You can balance colours by using the sliders or + – buttons corresponding to each channel (R, G and B). In this example we increase saturation of the red, increase a little (less than the red one) the blue and decrease the one of the green. If you’re taking a picture of a deep-sky object, where you may expect a large part of your image to be dark (since it’s the sky background) a good method for color balance is to ensure that the peaks of the RGB channels are closely aligned.

When you will be happy with the result, if you want to save your preview you can press the SAVE icon to the right of the PREVIEW button: this will record your image in PNG format in your computer Desktop, together with the name of the recorded object, the exposure time, the date and time of your acquisition, and the name of your telescope/observatory (if you set it in PLAY settings).

Once you’re happy with the acquisition settings and the object framing, you can press the large PLAY button in the lower-right part of PLAY window and you will see a new popup window that will show you the Sequencer.

Here you can select, for every image set corresponding to a line in the table, a different:

• filter (if you connected also a motorised filter wheel)
• exposure time
• binning
• number of shots

You can delete any line by pressing the trash icon and, if you want to add a line, you can press the “Add line” button. When you completed your sequencer settings, you can press the “LAUNCH YOUR CAPTURE” button to start acquisition of all the images. During sequence acquisition, in the bottom-left part of the screen you can read acquisition settings data like remaining time, exposure time and binning of images, number of images completed aver the total requested.

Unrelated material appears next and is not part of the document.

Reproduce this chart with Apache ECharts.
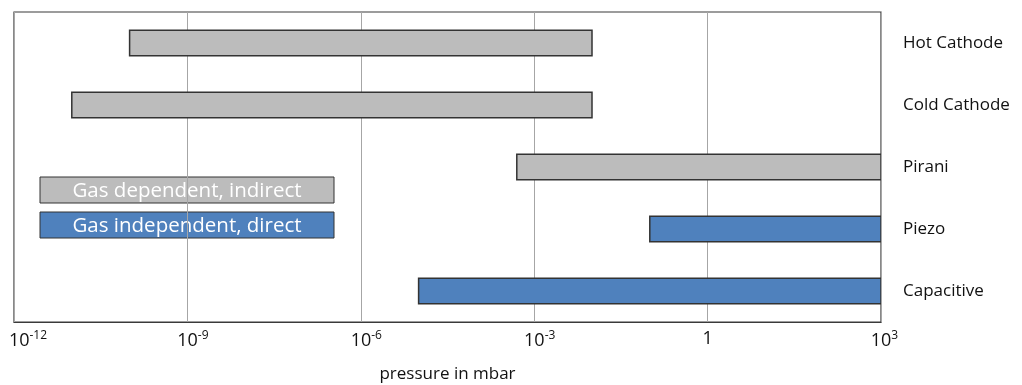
<!DOCTYPE html>
<html><head><meta charset="utf-8">
<script src="https://cdn.jsdelivr.net/npm/echarts@6/dist/echarts.min.js"></script>
<style>html,body{margin:0;padding:0;background:#fff}#c{width:1022px;height:385px}</style>
</head><body><div id="c"></div>
<script>
const categories = ['Hot Cathode', 'Cold Cathode', 'Pirani', 'Piezo', 'Capacitive'];
const rangeStart = [1e-10, 1e-11, 5e-4, 1e-1, 1e-5];
const rangeEnd = [1e-2, 1e-2, 1e3, 1e3, 1e3];
const gasDependent = [true, true, true, false, false];
const tickExponents = [-12, -9, -6, -3, 0, 3];
const legendLabels = ['Gas dependent, indirect', 'Gas independent, direct'];

const GREY = '#bcbcbc', BLUE = '#4f81bd', FONT = '"Open Sans", sans-serif';
const data = categories.map((c, i) => [i, rangeStart[i], rangeEnd[i], gasDependent[i] ? 1 : 0]);

const chart = echarts.init(document.getElementById('c'));
chart.setOption({
  animation: false,
  textStyle: { fontFamily: FONT },
  grid: { left: 14, right: 141, top: 12, bottom: 63, outerBoundsMode: 'none', containLabel: false,
    show: true, borderColor: '#3a3a3a', borderWidth: 1.2 },
  xAxis: {
    type: 'log', logBase: 1000, min: 1e-12, max: 1e3,
    name: 'pressure in mbar', nameLocation: 'middle', nameGap: 44,
    nameTextStyle: { fontSize: 17, color: '#111', fontFamily: FONT },
    axisLine: { show: true, lineStyle: { color: '#3a3a3a', width: 1.2 } },
    axisTick: { show: false },
    splitLine: { show: true, lineStyle: { color: '#a6a6a6', width: 1 } },
    axisLabel: {
      margin: 8, color: '#111', fontSize: 18, fontFamily: FONT,
      formatter: v => {
        const e = Math.round(Math.log10(v));
        if (!tickExponents.includes(e)) return '';
        if (e === 0) return '{b|1}';
        const s = String(e);
        const key = e === tickExponents[0] ? 'q' : ('p' + s.length);
        return '{' + key + '|}{b|10}{s|' + s + '}';
      },
      rich: {
        b: { fontSize: 18, color: '#111', fontFamily: FONT },
        s: { fontSize: 12, color: '#111', fontFamily: FONT, verticalAlign: 'top', padding: [0, 0, 9, 0] },
        p1: { width: 7 }, p2: { width: 11 }, p3: { width: 18 }, q: { width: 28 }
      }
    }
  },
  yAxis: {
    type: 'category', data: categories, inverse: true, position: 'right',
    axisLine: { show: false }, axisTick: { show: false }, splitLine: { show: false },
    axisLabel: { margin: 22, color: '#111', fontSize: 17, fontFamily: FONT }
  },
  series: [{
    type: 'custom',
    encode: { x: [1, 2], y: 0 },
    data: data,
    clip: true,
    renderItem: (params, api) => {
      const cat = api.value(0);
      const p0 = api.coord([api.value(1), cat]);
      const p1 = api.coord([api.value(2), cat]);
      const h = api.size([0, 1])[1] * 0.41;
      return {
        type: 'rect',
        shape: { x: p0[0], y: p0[1] - h / 2, width: p1[0] - p0[0], height: h },
        style: { fill: api.value(3) ? GREY : BLUE, stroke: '#333', lineWidth: 1.5 }
      };
    }
  }],
  graphic: [
    { type: 'rect', x: 40, y: 177, shape: { width: 294, height: 26 }, style: { fill: GREY, stroke: '#333', lineWidth: 1 } },
    { type: 'text', x: 187, y: 191, style: { text: legendLabels[0], fill: '#fff', fontSize: 20.5, fontFamily: FONT, align: 'center', verticalAlign: 'middle' } },
    { type: 'rect', x: 40, y: 212, shape: { width: 294, height: 26 }, style: { fill: BLUE, stroke: '#333', lineWidth: 1 } },
    { type: 'text', x: 187, y: 226, style: { text: legendLabels[1], fill: '#fff', fontSize: 20.5, fontFamily: FONT, align: 'center', verticalAlign: 'middle' } }
  ]
});
</script></body></html>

If you want to stop the sequence you can press the large STOP button in the in the lower-right part of PLAY window and you will see a new popup window that asks for confirmation. Press the OK button to stop sequence acquisition. Please note that, based on the time of your sequence acquisition, you will need to wait until the end of the actual picture before the sequence will be stopped.

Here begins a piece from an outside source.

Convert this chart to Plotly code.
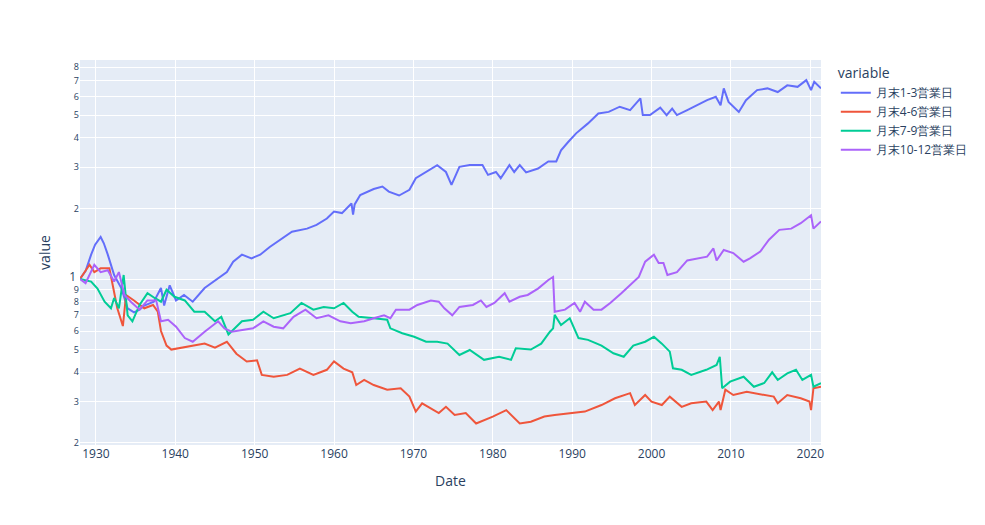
import pandas as pd
import plotly.graph_objects as go

# ---- data (decimal year, value) ----
names = ["月末1-3営業日", "月末4-6営業日", "月末7-9営業日", "月末10-12営業日"]
colors = ["#636efa", "#EF553B", "#00cc96", "#ab63fa"]

blue_t = [1928.0, 1928.7, 1929.4, 1929.9, 1930.6, 1931.0, 1931.5, 1932.3, 1933.2, 1934.0,
          1934.8, 1935.5, 1936.1, 1937.3, 1938.2, 1938.6, 1939.3, 1940.1, 1941.1, 1942.2,
          1943.7, 1945.4, 1946.5, 1947.3, 1948.4, 1949.6, 1950.7, 1951.9, 1953.2, 1954.7,
          1956.6, 1957.8, 1959.1, 1960.0, 1961.0, 1962.2, 1962.4, 1962.6, 1963.3, 1965.0,
          1966.1, 1966.9, 1968.2, 1969.5, 1970.3, 1971.6, 1973.0, 1974.1, 1974.8, 1975.8,
          1977.1, 1978.7, 1979.4, 1980.4, 1981.0, 1982.1, 1982.7, 1983.4, 1984.2, 1985.7,
          1987.0, 1988.0, 1988.6, 1989.5, 1990.5, 1992.0, 1993.3, 1994.6, 1996.0, 1997.3,
          1998.6, 1998.9, 1999.8, 2001.1, 2001.9, 2002.6, 2003.2, 2004.5, 2005.7, 2007.0,
          2008.1, 2008.7, 2009.1, 2009.7, 2011.0, 2011.9, 2013.3, 2014.6, 2015.9, 2017.1,
          2018.4, 2019.5, 2020.1, 2020.5, 2021.35]
blue_v = [1.0, 1.08, 1.27, 1.40, 1.51, 1.42, 1.27, 1.04, 0.915, 0.75,
          0.72, 0.74, 0.77, 0.80, 0.915, 0.77, 0.94, 0.81, 0.855, 0.80,
          0.915, 1.01, 1.07, 1.185, 1.27, 1.225, 1.27, 1.37, 1.47, 1.59,
          1.64, 1.70, 1.81, 1.94, 1.91, 2.10, 1.88, 2.08, 2.28, 2.42,
          2.48, 2.36, 2.27, 2.40, 2.69, 2.86, 3.06, 2.86, 2.52, 3.01,
          3.06, 3.06, 2.78, 2.86, 2.69, 3.06, 2.86, 3.06, 2.85, 2.96,
          3.17, 3.17, 3.54, 3.84, 4.18, 4.61, 5.08, 5.16, 5.43, 5.25,
          5.89, 5.0, 5.0, 5.38, 5.0, 5.33, 5.0, 5.25, 5.51, 5.79,
          5.99, 5.51, 6.5, 5.69, 5.16, 5.79, 6.39, 6.5, 6.27, 6.7,
          6.6, 7.05, 6.39, 6.93, 6.5]

red_t = [1928.0, 1929.2, 1929.8, 1930.6, 1931.7, 1932.3, 1932.7, 1933.4, 1933.8, 1934.8,
         1936.1, 1937.2, 1937.8, 1938.2, 1938.9, 1939.5, 1940.8, 1942.0, 1943.7, 1945.0,
         1946.5, 1947.7, 1949.0, 1950.3, 1950.9, 1952.4, 1954.1, 1955.7, 1957.4, 1959.1,
         1960.0, 1961.2, 1962.3, 1962.8, 1963.8, 1965.0, 1966.7, 1968.4, 1969.5, 1970.3,
         1971.1, 1973.2, 1974.1, 1975.2, 1976.6, 1977.9, 1980.0, 1981.7, 1983.4, 1984.8,
         1986.5, 1987.8, 1989.9, 1991.6, 1993.7, 1995.4, 1997.3, 1997.9, 1999.2, 2000.0,
         2001.3, 2002.3, 2003.8, 2005.0, 2006.9, 2007.7, 2008.5, 2008.7, 2009.3, 2010.3,
         2012.0, 2014.2, 2015.4, 2015.9, 2017.1, 2018.8, 2019.9, 2020.1, 2020.4, 2021.35]
red_v = [1.0, 1.15, 1.07, 1.11, 1.11, 0.88, 0.75, 0.63, 0.855, 0.81,
         0.75, 0.775, 0.725, 0.60, 0.52, 0.50, 0.51, 0.52, 0.53, 0.51,
         0.54, 0.48, 0.445, 0.45, 0.39, 0.383, 0.39, 0.415, 0.39, 0.41,
         0.445, 0.415, 0.40, 0.353, 0.371, 0.353, 0.337, 0.342, 0.315, 0.272,
         0.295, 0.268, 0.285, 0.263, 0.268, 0.242, 0.259, 0.276, 0.242, 0.246,
         0.259, 0.263, 0.268, 0.272, 0.29, 0.31, 0.326, 0.29, 0.32, 0.30,
         0.29, 0.315, 0.285, 0.295, 0.30, 0.276, 0.30, 0.276, 0.337, 0.32,
         0.33, 0.32, 0.315, 0.295, 0.32, 0.31, 0.30, 0.276, 0.342, 0.347]

green_t = [1928.0, 1929.4, 1930.2, 1931.1, 1931.9, 1932.3, 1932.9, 1933.5, 1934.0, 1934.6,
           1935.5, 1936.5, 1937.4, 1938.2, 1938.9, 1939.9, 1941.2, 1942.4, 1943.7, 1945.0,
           1945.8, 1946.7, 1948.4, 1949.8, 1951.1, 1952.4, 1954.5, 1955.9, 1957.4, 1958.7,
           1960.0, 1961.2, 1962.3, 1963.1, 1965.0, 1966.7, 1967.1, 1968.6, 1970.1, 1971.6,
           1973.0, 1974.3, 1975.8, 1977.1, 1978.9, 1980.8, 1982.3, 1982.9, 1984.8, 1986.1,
           1987.2, 1987.6, 1987.8, 1988.6, 1989.7, 1990.8, 1992.0, 1993.7, 1995.2, 1996.5,
           1997.7, 1999.2, 2000.3, 2001.3, 2002.3, 2002.7, 2003.8, 2005.0, 2006.9, 2008.2,
           2008.6, 2008.9, 2009.9, 2011.6, 2012.9, 2014.2, 2015.2, 2015.9, 2017.1, 2018.2,
           2019.0, 2020.1, 2020.4, 2021.35]
green_v = [1.0, 0.975, 0.91, 0.80, 0.75, 0.83, 0.75, 1.04, 0.70, 0.66,
           0.775, 0.87, 0.83, 0.80, 0.90, 0.84, 0.81, 0.725, 0.725, 0.66,
           0.69, 0.58, 0.66, 0.67, 0.725, 0.68, 0.715, 0.79, 0.74, 0.76,
           0.75, 0.79, 0.725, 0.69, 0.68, 0.67, 0.616, 0.587, 0.567, 0.54,
           0.54, 0.53, 0.474, 0.498, 0.452, 0.466, 0.452, 0.506, 0.50, 0.53,
           0.596, 0.616, 0.703, 0.636, 0.68, 0.56, 0.55, 0.52, 0.482, 0.466,
           0.52, 0.54, 0.567, 0.53, 0.49, 0.416, 0.41, 0.39, 0.41, 0.43,
           0.466, 0.342, 0.365, 0.383, 0.347, 0.36, 0.40, 0.371, 0.396, 0.41,
           0.371, 0.39, 0.347, 0.36]

purple_t = [1928.0, 1928.7, 1929.8, 1930.6, 1931.5, 1932.3, 1932.9, 1933.6, 1934.4, 1935.5,
            1936.5, 1937.6, 1938.2, 1939.1, 1940.1, 1941.2, 1942.2, 1943.7, 1945.4, 1946.2,
            1947.1, 1948.6, 1949.8, 1951.1, 1952.4, 1953.6, 1954.9, 1956.4, 1957.8, 1959.3,
            1960.8, 1962.1, 1963.8, 1965.0, 1966.3, 1967.1, 1967.8, 1969.5, 1970.5, 1972.2,
            1973.2, 1973.9, 1974.9, 1975.8, 1977.5, 1978.5, 1979.2, 1980.2, 1981.5, 1982.1,
            1983.4, 1984.4, 1985.7, 1987.0, 1987.6, 1987.8, 1989.1, 1990.3, 1991.0, 1991.6,
            1992.7, 1993.7, 1994.8, 1996.2, 1997.5, 1998.4, 1999.2, 2000.3, 2000.9, 2001.5,
            2002.0, 2003.2, 2004.5, 2005.7, 2007.0, 2007.8, 2008.2, 2009.1, 2010.3, 2011.6,
            2012.4, 2013.7, 2014.8, 2016.1, 2017.6, 2018.8, 2020.1, 2020.4, 2021.35]
purple_v = [1.0, 0.96, 1.15, 1.07, 1.09, 0.975, 1.07, 0.855, 0.80, 0.74,
            0.81, 0.81, 0.66, 0.67, 0.626, 0.56, 0.54, 0.596, 0.66, 0.616,
            0.596, 0.606, 0.616, 0.66, 0.626, 0.616, 0.69, 0.74, 0.68, 0.70,
            0.66, 0.647, 0.66, 0.68, 0.70, 0.68, 0.74, 0.74, 0.775, 0.81,
            0.80, 0.75, 0.70, 0.76, 0.775, 0.81, 0.76, 0.79, 0.87, 0.80,
            0.84, 0.855, 0.91, 0.99, 1.02, 0.725, 0.74, 0.79, 0.725, 0.80,
            0.74, 0.74, 0.79, 0.87, 0.96, 1.02, 1.185, 1.27, 1.17, 1.17,
            1.04, 1.07, 1.20, 1.225, 1.245, 1.35, 1.20, 1.33, 1.29, 1.185,
            1.225, 1.31, 1.47, 1.62, 1.64, 1.73, 1.87, 1.64, 1.76]

series_t = [blue_t, red_t, green_t, purple_t]
series_v = [blue_v, red_v, green_v, purple_v]


def to_dates(years):
    out = []
    for y in years:
        yi = int(y)
        out.append(pd.Timestamp(year=yi, month=1, day=1) + pd.Timedelta(days=(y - yi) * 365.25))
    return out


fig = go.Figure()
for name, col, t, v in zip(names, colors, series_t, series_v):
    fig.add_trace(go.Scatter(
        x=to_dates(t), y=v, mode="lines", name=name,
        legendgroup=name, showlegend=True,
        line=dict(color=col, width=2, dash="solid"),
        hovertemplate="variable=" + name + "<br>Date=%{x}<br>value=%{y}<extra></extra>",
    ))

fig.update_layout(
    template="plotly",
    width=985, height=525,
    margin=dict(t=60),
    legend=dict(title=dict(text="variable"), tracegroupgap=0),
    xaxis=dict(title=dict(text="Date")),
    yaxis=dict(title=dict(text="value"), type="log", range=[-0.708, 0.934]),
)

fig.write_html("out.html", config={"displayModeBar": False},
               post_script="document.body.style.margin='0';")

When the sequence will be completed, you will see a popup window confirming the capture of all the images. If you click the “Click here to open FITS directory” button, PLAY will open the directory where you will find all your pictures in FITS format, as set in he camera configurator. Default directory is:

C:/Users/(user name)/Pictures/PLAY

FITS is the format commonly used in astrophotography in order to have the maximum image quality and allow the best flexibility in astrophotography processing. Then you will have to use a dedicated astrophotography software i order to process your images sequence and get your final picture.